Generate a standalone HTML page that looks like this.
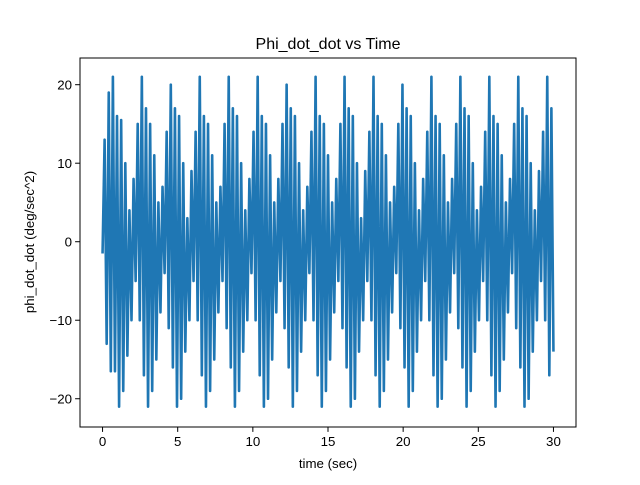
<!DOCTYPE html>
<html><head><meta charset="utf-8"><style>
body{margin:0;background:#fff;}
svg text{font-family:"Liberation Sans","DejaVu Sans",sans-serif;fill:#000;}
</style></head><body>
<svg id="chart" width="640" height="480" xmlns="http://www.w3.org/2000/svg">
<rect width="640" height="480" fill="#fff"/>
<text x="328" y="49" font-size="16" text-anchor="middle">Phi_dot_dot vs Time</text>
<g id="plot"></g>
<rect x="80" y="58" width="496" height="369" fill="none" stroke="#000" stroke-width="1"/>
<g id="xt"></g>
<g id="yt"></g>
<text x="328" y="468" font-size="13.3" text-anchor="middle">time (sec)</text>
<text transform="translate(34,242) rotate(-90)" font-size="13.3" text-anchor="middle">phi_dot_dot (deg/sec^2)</text>
</svg>
<script>
const xTicks=[0,5,10,15,20,25,30];
const yTicks=[-20,-10,0,10,20];
const tStart=0, tEnd=30;
const extremaValues=[
-1.5,13,-13,19,-16.5,
21,-16.5,16,-21,15.5,-19,10,-14.5,4,-10,8,-5,15,-10,
21,-17,17,-21,15,-19,11,-15,5,-9,7,-4,14,-11,
20,-16,17,-21,16,-20,10,-14,3,-10,9,-5,14,-10,
21,-17,16,-21,15,-19,11,-15,5,-9,7,-5,15,-11,
21,-16,17,-21,16,-19,10,-14,4,-10,8,-4,14,-10,
21,-17,16,-21,15,-20,11,-15,5,-9,8,-5,15,-11,
20,-16,17,-21,16,-19,10,-14,4,-10,7,-4,14,-10,
21,-17,16,-21,15,-19,11,-15,5,-9,8,-5,15,-11,
21,-16,17,-21,16,-20,10,-14,3,-10,9,-5,14,-10,
21,-17,16,-21,15,-19,11,-15,5,-9,7,-4,15,-11,
20,-16,17,-21,16,-19,10,-14,4,-10,8,-5,14,-10,
21,-17,16,-21,15,-20,11,-15,5,-9,8,-4,15,-11,
21,-16,17,-21,16,-19,10,-14,4,-10,7,-5,14,-10,
21,-17,16,-21,15,-19,11,-15,5,-9,8,-4,15,-11,
21,-16,17,-21,16,-20,10,-14,4,-10,9,-5,14,-10,
21,-17,17,-14
];
const NS="http://www.w3.org/2000/svg";
const L=80,R=576,T=58,B=427,xmin=-1.5,xmax=31.5,ymin=-23.6,ymax=23.4;
const xs=v=>L+(v-xmin)/(xmax-xmin)*(R-L);
const ys=v=>B-(v-ymin)/(ymax-ymin)*(B-T);
function mk(tag,attrs,parent){const e=document.createElementNS(NS,tag);for(const k in attrs)e.setAttribute(k,attrs[k]);parent.appendChild(e);return e;}
const plot=document.getElementById('plot');
const n=extremaValues.length;
let d='';
extremaValues.forEach((v,i)=>{const t=tStart+(tEnd-tStart)*i/(n-1);d+=(i?'L':'M')+xs(t).toFixed(2)+','+ys(v).toFixed(2);});
const line=mk('path',{d:d,fill:'none',stroke:'#1f77b4','stroke-width':2.6,'stroke-linejoin':'round'},plot);


const xg=document.getElementById('xt');
xTicks.forEach(v=>{const x=xs(v);
const tk=mk('line',{x1:x,x2:x,y1:B,y2:B+4.9,stroke:'#000'},xg);


const tx=mk('text',{x:x,y:B+19,'font-size':13.3,'text-anchor':'middle'},xg);tx.textContent=v;

});
const yg=document.getElementById('yt');
yTicks.forEach(v=>{const y=ys(v);
const tk=mk('line',{x1:L-4.9,x2:L,y1:y,y2:y,stroke:'#000'},yg);


const tx=mk('text',{x:L-8,y:y+4.8,'font-size':13.3,'text-anchor':'end'},yg);tx.textContent=v<0?'\u2212'+(-v):v;

});
</script>
</body></html>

Given instruction:
Please write out all the data again word for word, but not the pictures.

Solved problem:
Generate a standalone HTML page that looks like this.
<!DOCTYPE html>
<html><head><meta charset="utf-8"><style>
body{margin:0;background:#fff;}
svg text{font-family:"Liberation Sans","DejaVu Sans",sans-serif;fill:#000;}
</style></head><body>
<svg id="chart" width="640" height="480" xmlns="http://www.w3.org/2000/svg">
<rect width="640" height="480" fill="#fff"/>
<text x="328" y="49" font-size="16" text-anchor="middle">Phi_dot_dot vs Time</text>
<g id="plot"></g>
<rect x="80" y="58" width="496" height="369" fill="none" stroke="#000" stroke-width="1"/>
<g id="xt"></g>
<g id="yt"></g>
<text x="328" y="468" font-size="13.3" text-anchor="middle">time (sec)</text>
<text transform="translate(34,242) rotate(-90)" font-size="13.3" text-anchor="middle">phi_dot_dot (deg/sec^2)</text>
</svg>
<script>
const xTicks=[0,5,10,15,20,25,30];
const yTicks=[-20,-10,0,10,20];
const tStart=0, tEnd=30;
const extremaValues=[
-1.5,13,-13,19,-16.5,
21,-16.5,16,-21,15.5,-19,10,-14.5,4,-10,8,-5,15,-10,
21,-17,17,-21,15,-19,11,-15,5,-9,7,-4,14,-11,
20,-16,17,-21,16,-20,10,-14,3,-10,9,-5,14,-10,
21,-17,16,-21,15,-19,11,-15,5,-9,7,-5,15,-11,
21,-16,17,-21,16,-19,10,-14,4,-10,8,-4,14,-10,
21,-17,16,-21,15,-20,11,-15,5,-9,8,-5,15,-11,
20,-16,17,-21,16,-19,10,-14,4,-10,7,-4,14,-10,
21,-17,16,-21,15,-19,11,-15,5,-9,8,-5,15,-11,
21,-16,17,-21,16,-20,10,-14,3,-10,9,-5,14,-10,
21,-17,16,-21,15,-19,11,-15,5,-9,7,-4,15,-11,
20,-16,17,-21,16,-19,10,-14,4,-10,8,-5,14,-10,
21,-17,16,-21,15,-20,11,-15,5,-9,8,-4,15,-11,
21,-16,17,-21,16,-19,10,-14,4,-10,7,-5,14,-10,
21,-17,16,-21,15,-19,11,-15,5,-9,8,-4,15,-11,
21,-16,17,-21,16,-20,10,-14,4,-10,9,-5,14,-10,
21,-17,17,-14
];
const NS="http://www.w3.org/2000/svg";
const L=80,R=576,T=58,B=427,xmin=-1.5,xmax=31.5,ymin=-23.6,ymax=23.4;
const xs=v=>L+(v-xmin)/(xmax-xmin)*(R-L);
const ys=v=>B-(v-ymin)/(ymax-ymin)*(B-T);
function mk(tag,attrs,parent){const e=document.createElementNS(NS,tag);for(const k in attrs)e.setAttribute(k,attrs[k]);parent.appendChild(e);return e;}
const plot=document.getElementById('plot');
const n=extremaValues.length;
let d='';
extremaValues.forEach((v,i)=>{const t=tStart+(tEnd-tStart)*i/(n-1);d+=(i?'L':'M')+xs(t).toFixed(2)+','+ys(v).toFixed(2);});
const line=mk('path',{d:d,fill:'none',stroke:'#1f77b4','stroke-width':2.6,'stroke-linejoin':'round'},plot);


const xg=document.getElementById('xt');
xTicks.forEach(v=>{const x=xs(v);
const tk=mk('line',{x1:x,x2:x,y1:B,y2:B+4.9,stroke:'#000'},xg);


const tx=mk('text',{x:x,y:B+19,'font-size':13.3,'text-anchor':'middle'},xg);tx.textContent=v;

});
const yg=document.getElementById('yt');
yTicks.forEach(v=>{const y=ys(v);
const tk=mk('line',{x1:L-4.9,x2:L,y1:y,y2:y,stroke:'#000'},yg);


const tx=mk('text',{x:L-8,y:y+4.8,'font-size':13.3,'text-anchor':'end'},yg);tx.textContent=v<0?'\u2212'+(-v):v;

});
</script>
</body></html>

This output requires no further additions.